Practical Examples of Marketing Strategy in Action

Practical Examples of Marketing Strategy in Action
Practical Examples of Marketing Strategy in Action. Image Source: freepik.com

Marketing strategy looks different depending on the size and type of business. Here are three concise examples that show how the elements come together in practice.

Small Local Business: A Coffee Shop

A neighborhood coffee shop targets local residents and office workers within a one-mile radius. Its value proposition is the fastest specialty coffee in the business district. Primary channels are Google Business Profile for local search visibility, Instagram for visual community content, and a loyalty app for repeat visits. The goal is to increase weekly repeat visits by 20 percent over six months, measured through app activity and new reviews.

E-Commerce Brand: A Skincare Company

An online skincare brand targets women aged 25 to 40 who prefer clean, ingredient-transparent products. Its value proposition is skincare you can trust, made simple. Primary channels are SEO-driven blog content, Instagram and TikTok for awareness, and email marketing for nurturing and retention. Goals include growing organic traffic by 40 percent and achieving a 15 percent email conversion rate.

B2B Company: A Project Management Software Firm

A B2B SaaS company targets operations managers at mid-size technology firms. Its value proposition is reduce project delays by giving every team a single source of truth.

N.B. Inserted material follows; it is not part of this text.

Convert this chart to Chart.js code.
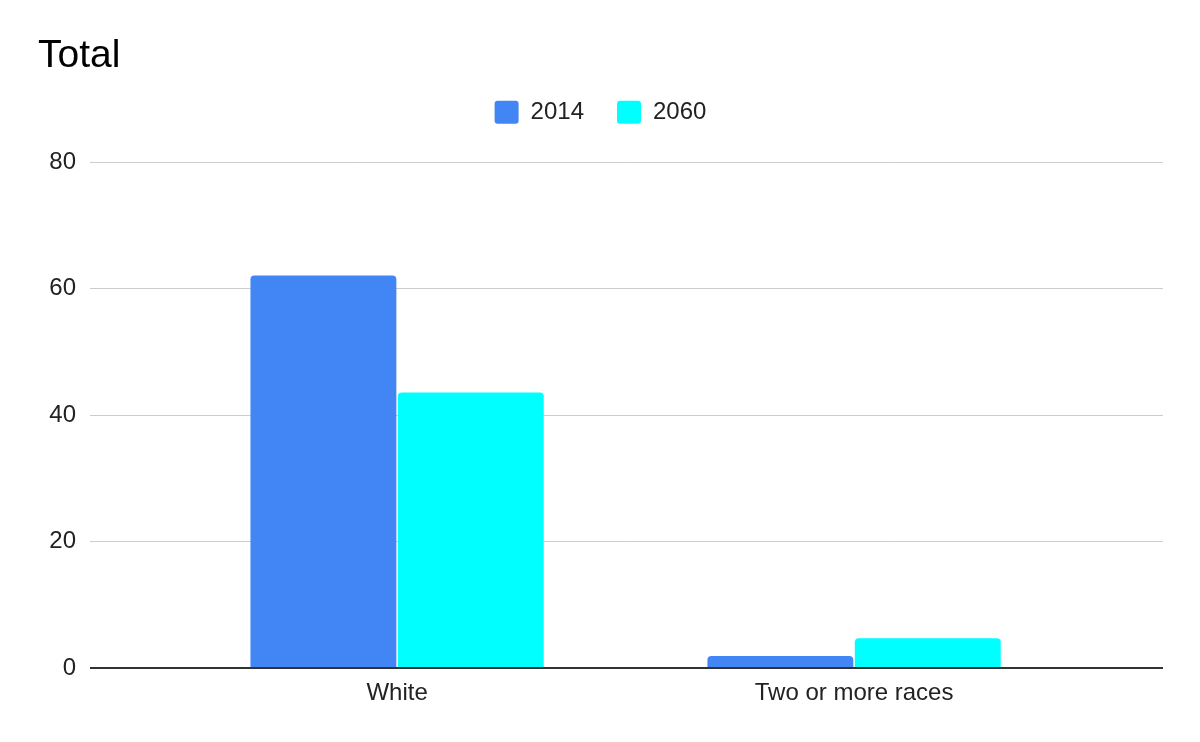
<!DOCTYPE html>
<html>
<head>
<meta charset="utf-8">
<script src="https://cdn.jsdelivr.net/npm/chart.js@4"></script>
<style>
  html, body { margin: 0; padding: 0; background: #fff; }
  #wrap { width: 1200px; height: 742px; }
</style>
</head>
<body>
<div id="wrap"><canvas id="chart"></canvas></div>
<script>
// chart data
const categories = ['White', 'Two or more races'];
const years = ['2014', '2060'];
const values2014 = [62.1, 1.9];
const values2060 = [43.6, 4.7];
const yTicks = [0, 20, 40, 60, 80];
const colors = ['#4285f4', '#00ffff'];

const FONT = 'Arial, "Liberation Sans", sans-serif';

// linear x axis so the category bands can sit inside a wider plot area
const toPoints = vals => vals.map((v, i) => ({ x: i, y: v }));

// push the plot area down below the legend
const legendSpacer = {
    id: 'legendSpacer',
    beforeInit(chart) {
        const fit = chart.legend.fit;
        chart.legend.fit = function () {
            fit.bind(chart.legend)();
            this.height += 28;
        };
    }
};

new Chart(document.getElementById('chart'), {
    type: 'bar',
    data: {
        datasets: [
            { label: years[0], data: toPoints(values2014), backgroundColor: colors[0] },
            { label: years[1], data: toPoints(values2060), backgroundColor: colors[1] }
        ]
    },
    options: {
        responsive: true,
        maintainAspectRatio: false,
        animation: false,
        layout: { padding: { left: 38, right: 37, top: 0, bottom: 0 } },
        datasets: {
            bar: {
                categoryPercentage: 0.645,
                barPercentage: 0.99,
                borderRadius: 4,
                borderSkipped: 'start'
            }
        },
        plugins: {
            title: {
                display: true,
                text: 'Total',
                align: 'start',
                color: '#000',
                font: { family: FONT, size: 39, weight: 'normal', lineHeight: 0.7 },
                padding: { top: 43, bottom: -3 }
            },
            legend: {
                display: true,
                position: 'top',
                labels: {
                    color: '#222',
                    font: { family: FONT, size: 24 },
                    boxWidth: 24,
                    boxHeight: 23,
                    useBorderRadius: true,
                    borderRadius: 3,
                    padding: 33
                }
            },
            tooltip: { enabled: false }
        },
        scales: {
            x: {
                type: 'linear',
                min: -0.672,
                max: 1.676,
                offset: false,
                afterBuildTicks: scale => {
                    scale.ticks = categories.map((c, i) => ({ value: i }));
                },
                afterFit: scale => { scale.height = 74; },
                ticks: {
                    callback: v => categories[v],
                    color: '#222',
                    font: { family: FONT, size: 24 },
                    padding: 3,
                    maxRotation: 0,
                    autoSkip: false
                },
                grid: { display: false },
                border: { display: false }
            },
            y: {
                min: 0,
                max: 80,
                afterBuildTicks: scale => {
                    scale.ticks = yTicks.map(v => ({ value: v }));
                },
                afterFit: scale => { scale.width = 52; },
                ticks: {
                    color: '#222',
                    font: { family: FONT, size: 24 },
                    padding: 14
                },
                grid: {
                    drawTicks: false,
                    color: ctx => ctx.tick && ctx.tick.value === 0 ? '#333' : '#cccccc',
                    lineWidth: ctx => ctx.tick && ctx.tick.value === 0 ? 2 : 1
                },
                border: { display: false }
            }
        }
    },
    plugins: [legendSpacer]
});
</script>
</body>
</html>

Primary channels are LinkedIn for demand generation, SEO for inbound leads, and webinars for nurturing prospects. Goals include generating 200 qualified leads per month and shortening the sales cycle by 10 percent.

Common Marketing Strategy Mistakes to Avoid

Even experienced marketers fall into predictable traps that weaken an otherwise solid strategy. Watch out for these frequent errors:

  • Trying to reach everyone. A strategy without a defined audience dilutes the message and wastes budget on people who are unlikely to convert.
  • Copying competitors. Understanding competitors is important, but copying their strategy ignores the differences in your audience, resources, and positioning.
  • Using too many channels at once. Spreading effort across six channels with a limited team usually means doing none of them well. Focus on two or three and execute consistently.
  • Skipping the measurement step. A strategy without defined KPIs has no way to prove it is working or justify continued investment to stakeholders.
  • Treating strategy as a one-time exercise. Markets change, competitors move, and audiences evolve. A strategy that is never reviewed becomes stale and ineffective.

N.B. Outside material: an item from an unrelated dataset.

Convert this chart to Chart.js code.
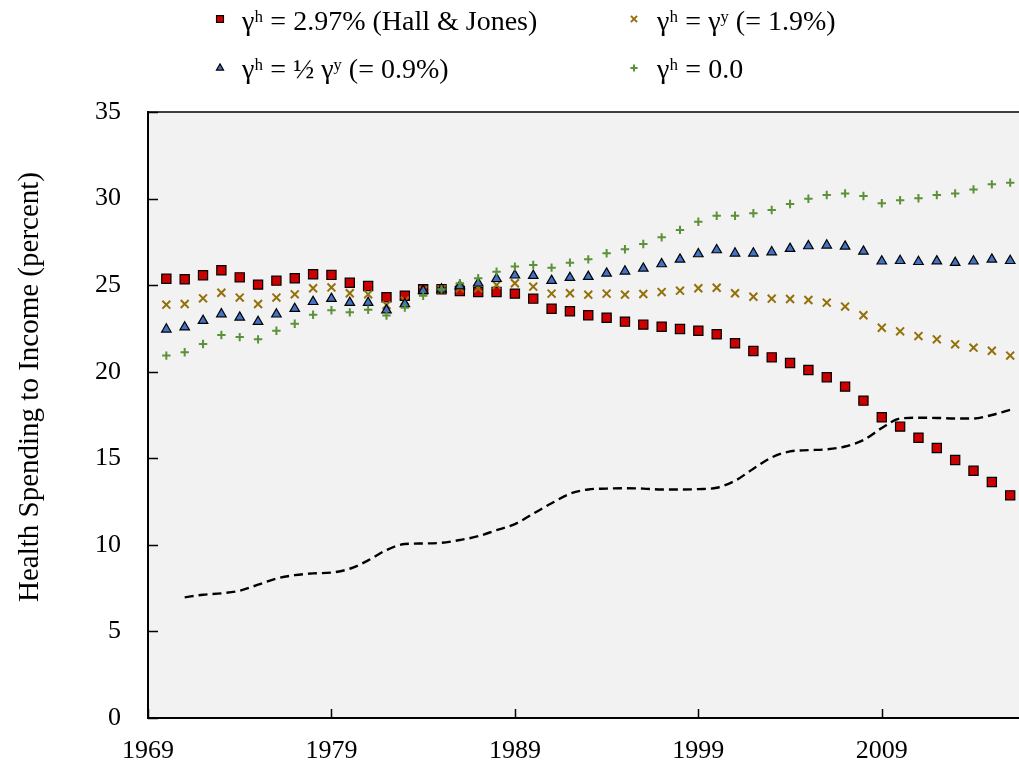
<!DOCTYPE html>
<html>
<head>
<meta charset="utf-8">
<script src="https://cdn.jsdelivr.net/npm/chart.js@4/dist/chart.umd.min.js"></script>
<style>
  html, body { margin: 0; padding: 0; background: #ffffff; overflow: hidden; }
  #wrap { width: 1019px; height: 767px; position: relative; }
</style>
</head>
<body>
<div id="wrap"><canvas id="chart" width="1019" height="767"></canvas></div>
<script>
// Years of the simulated paths
const years = [1970, 1971, 1972, 1973, 1974, 1975, 1976, 1977, 1978, 1979,
               1980, 1981, 1982, 1983, 1984, 1985, 1986, 1987, 1988, 1989,
               1990, 1991, 1992, 1993, 1994, 1995, 1996, 1997, 1998, 1999,
               2000, 2001, 2002, 2003, 2004, 2005, 2006, 2007, 2008, 2009,
               2010, 2011, 2012, 2013, 2014, 2015, 2016];

// gamma_h = 2.97% (Hall & Jones)
const hallJones = [25.37, 25.34, 25.57, 25.86, 25.45, 25.03, 25.26, 25.40, 25.63, 25.59,
                   25.14, 24.95, 24.30, 24.39, 24.76, 24.76, 24.66, 24.60, 24.60, 24.51,
                   24.22, 23.64, 23.49, 23.26, 23.12, 22.89, 22.72, 22.60, 22.47, 22.37,
                   22.16, 21.64, 21.20, 20.83, 20.50, 20.10, 19.68, 19.14, 18.33, 17.37,
                   16.83, 16.19, 15.59, 14.90, 14.28, 13.63, 12.86];

// gamma_h = gamma_y (= 1.9%)
const equalGrowth = [23.87, 23.91, 24.24, 24.56, 24.28, 23.91, 24.28, 24.47, 24.82, 24.87,
                     24.53, 24.47, 23.85, 24.10, 24.70, 24.76, 24.82, 24.82, 25.01, 25.11,
                     24.91, 24.51, 24.53, 24.45, 24.51, 24.45, 24.49, 24.60, 24.68, 24.82,
                     24.85, 24.53, 24.33, 24.22, 24.20, 24.14, 23.99, 23.76, 23.26, 22.54,
                     22.33, 22.06, 21.87, 21.58, 21.39, 21.21, 20.93];

// gamma_h = 1/2 gamma_y (= 0.9%)
const halfGrowth = [22.45, 22.57, 22.95, 23.33, 23.14, 22.89, 23.32, 23.64, 24.04, 24.22,
                    23.99, 23.99, 23.56, 23.91, 24.68, 24.76, 24.95, 25.11, 25.37, 25.57,
                    25.55, 25.26, 25.43, 25.49, 25.68, 25.80, 25.97, 26.22, 26.49, 26.80,
                    27.03, 26.84, 26.84, 26.91, 27.11, 27.26, 27.30, 27.24, 26.95, 26.38,
                    26.41, 26.35, 26.39, 26.30, 26.38, 26.49, 26.41];

// gamma_h = 0.0
const zeroGrowth = [20.93, 21.12, 21.60, 22.12, 22.00, 21.87, 22.37, 22.77, 23.29, 23.55,
                    23.43, 23.58, 23.24, 23.70, 24.39, 24.76, 25.11, 25.40, 25.78, 26.07,
                    26.16, 26.01, 26.30, 26.49, 26.84, 27.07, 27.38, 27.76, 28.19, 28.66,
                    29.01, 29.01, 29.15, 29.34, 29.69, 29.99, 30.21, 30.30, 30.15, 29.73,
                    29.90, 30.02, 30.21, 30.30, 30.53, 30.82, 30.92];

// Observed health spending share (dashed line)
const observedYears = [1971, 1972, 1973, 1974, 1975, 1976, 1977, 1978, 1979, 1980,
                       1981, 1982, 1983, 1984, 1985, 1986, 1987, 1988, 1989, 1990,
                       1991, 1992, 1993, 1994, 1995, 1996, 1997, 1998, 1999, 2000,
                       2001, 2002, 2003, 2004, 2005, 2006, 2007, 2008, 2009, 2010,
                       2011, 2012, 2013, 2014, 2015, 2016];
const observedShare = [6.97, 7.12, 7.20, 7.35, 7.70, 8.05, 8.25, 8.35, 8.40, 8.62,
                       9.10, 9.70, 10.05, 10.08, 10.12, 10.28, 10.50, 10.85, 11.20, 11.80,
                       12.40, 12.95, 13.20, 13.25, 13.27, 13.25, 13.20, 13.20, 13.22, 13.30,
                       13.70, 14.40, 15.05, 15.40, 15.47, 15.52, 15.68, 16.05, 16.75, 17.30,
                       17.34, 17.33, 17.30, 17.30, 17.50, 17.80];

const xTickYears = [1969, 1979, 1989, 1999, 2009];
const yTickValues = [0, 5, 10, 15, 20, 25, 30, 35];

const seriesLabels = [
  'γʰ = 2.97% (Hall & Jones)',
  'γʰ = γʸ (= 1.9%)',
  'γʰ = ½ γʸ (= 0.9%)',
  'γʰ = 0.0'
];
const yTitle = 'Health Spending to Income (percent)';

const SERIF = "'Liberation Serif', 'DejaVu Serif', serif";

const pairs = (xs, ys) => xs.map((x, i) => ({ x: x, y: ys[i] }));

// Background panel, inward tick marks, top rule, axis title and legend
const decorations = {
  id: 'decorations',
  beforeDraw(chart) {
    const { ctx, chartArea: a } = chart;
    ctx.save();
    ctx.fillStyle = '#f2f2f2';
    ctx.fillRect(a.left, a.top, chart.width - a.left, a.bottom - a.top);
    ctx.restore();
  },
  afterDraw(chart) {
    const { ctx, chartArea: a, scales } = chart;
    ctx.save();
    // top rule
    ctx.strokeStyle = '#000';
    ctx.lineWidth = 1.6;
    ctx.beginPath();
    ctx.moveTo(a.left, a.top);
    ctx.lineTo(chart.width, a.top);
    ctx.stroke();
    // inward ticks
    ctx.lineWidth = 1.5;
    ctx.beginPath();
    scales.y.ticks.forEach(t => {
      const py = Math.round(scales.y.getPixelForValue(t.value)) + 0.5;
      ctx.moveTo(a.left, py);
      ctx.lineTo(a.left + 10, py);
    });
    scales.x.ticks.forEach(t => {
      const px = Math.round(scales.x.getPixelForValue(t.value)) + 0.5;
      ctx.moveTo(px, a.bottom);
      ctx.lineTo(px, a.bottom - 9);
    });
    ctx.stroke();

    // y-axis title
    ctx.fillStyle = '#000';
    ctx.font = '29px ' + SERIF;
    ctx.textAlign = 'center';
    ctx.textBaseline = 'middle';
    ctx.translate(30, 387);
    ctx.rotate(-Math.PI / 2);
    ctx.fillText(yTitle, 0, 0);
    ctx.restore();

    // legend, two columns
    ctx.save();
    const slots = [
      { mx: 220, my: 19, tx: 242, ty: 30, r: 4.9 },
      { mx: 634, my: 19, tx: 657, ty: 30, r: 4.4 },
      { mx: 220, my: 68, tx: 242, ty: 78, r: 4.1 },
      { mx: 634, my: 68, tx: 657, ty: 78, r: 3.6 }
    ];
    ctx.font = '28px ' + SERIF;
    ctx.textAlign = 'left';
    ctx.textBaseline = 'alphabetic';
    slots.forEach((s, i) => {
      const ds = chart.data.datasets[i];
      ctx.save();
      ctx.fillStyle = ds.pointBackgroundColor;
      ctx.strokeStyle = ds.pointBorderColor;
      ctx.lineWidth = ds.pointBorderWidth;
      Chart.helpers.drawPoint(ctx, {
        pointStyle: ds.pointStyle, radius: s.r, rotation: 0,
        borderWidth: ds.pointBorderWidth
      }, s.mx, s.my);
      ctx.restore();
      ctx.fillStyle = '#000';
      ctx.fillText(seriesLabels[i], s.tx, s.ty);
    });
    ctx.restore();
  }
};

new Chart(document.getElementById('chart'), {
  type: 'line',
  data: {
    datasets: [
      {
        label: seriesLabels[0], data: pairs(years, hallJones), showLine: false,
        pointStyle: 'rect', pointRadius: 6.5, pointBackgroundColor: '#cc0000',
        pointBorderColor: '#000000', pointBorderWidth: 1.2, order: 4
      },
      {
        label: seriesLabels[1], data: pairs(years, equalGrowth), showLine: false,
        pointStyle: 'crossRot', pointRadius: 5.6, pointBackgroundColor: '#94700a',
        pointBorderColor: '#94700a', pointBorderWidth: 2, order: 3
      },
      {
        label: seriesLabels[2], data: pairs(years, halfGrowth), showLine: false,
        pointStyle: 'triangle', pointRadius: 5.5, pointBackgroundColor: '#4472c4',
        pointBorderColor: '#000000', pointBorderWidth: 1.2, order: 2
      },
      {
        label: seriesLabels[3], data: pairs(years, zeroGrowth), showLine: false,
        pointStyle: 'cross', pointRadius: 4.2, pointBackgroundColor: '#5b9138',
        pointBorderColor: '#5b9138', pointBorderWidth: 2, order: 1
      },
      {
        label: 'Observed', data: pairs(observedYears, observedShare),
        borderColor: '#000000', borderWidth: 2.4, borderDash: [9, 5],
        pointRadius: 0, cubicInterpolationMode: 'monotone', fill: false, order: 5
      }
    ]
  },
  options: {
    responsive: false,
    animation: false,
    devicePixelRatio: 1,
    layout: { autoPadding: false, padding: { top: 112, right: 0, bottom: 0, left: 0 } },
    plugins: { legend: { display: false }, tooltip: { enabled: false } },
    scales: {
      x: {
        type: 'linear', min: 1969, max: 2016.48,
        afterBuildTicks: s => { s.ticks = xTickYears.map(v => ({ value: v })); },
        afterFit: s => { s.height = 49; s.paddingLeft = 0; s.paddingRight = 0; },
        ticks: {
          callback: v => String(v), color: '#000', padding: 18,
          font: { family: SERIF, size: 26 }, maxRotation: 0, autoSkip: false
        },
        grid: { display: false, drawTicks: false },
        border: { display: true, color: '#000', width: 2 }
      },
      y: {
        min: 0, max: 35,
        afterBuildTicks: s => { s.ticks = yTickValues.map(v => ({ value: v })); },
        afterFit: s => { s.width = 148; },
        ticks: {
          callback: v => String(v), color: '#000', padding: 27,
          font: { family: SERIF, size: 26 }
        },
        grid: { display: false, drawTicks: false },
        border: { display: true, color: '#000', width: 2 }
      }
    }
  },
  plugins: [decorations]
});
</script>
</body>
</html>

How to Measure and Improve Your Strategy Over Time

A marketing strategy is not a document you write once and file away. It needs regular review to stay effective and aligned with business reality.

Monthly Check-In

Review channel-level KPIs each month: traffic, leads, open rates, engagement, and conversion rates. Look for patterns — which content formats perform best, which channels are growing or declining, and where conversion drops off in the journey.

Quarterly Strategy Review

Every quarter, assess whether your goals are still the right goals, whether your positioning holds against new competitors, and whether your audience profile has shifted. Adjust channel allocation and budget based on what the data actually shows.

Annual Strategy Reset

Once a year, step back and evaluate the strategy as a whole. Is the value proposition still relevant? Have new channels emerged that your audience is adopting? Are there new business goals that require a different focus? A full annual review keeps the strategy aligned with where the business is heading.

The businesses that consistently outperform their competitors are rarely the ones with the biggest budgets. They are the ones that know exactly who they are talking to, what they are offering, and how to measure whether it is working. Start with the elements outlined here, apply them to your specific business context, and revisit them regularly. That is what a real marketing strategy looks like in practice.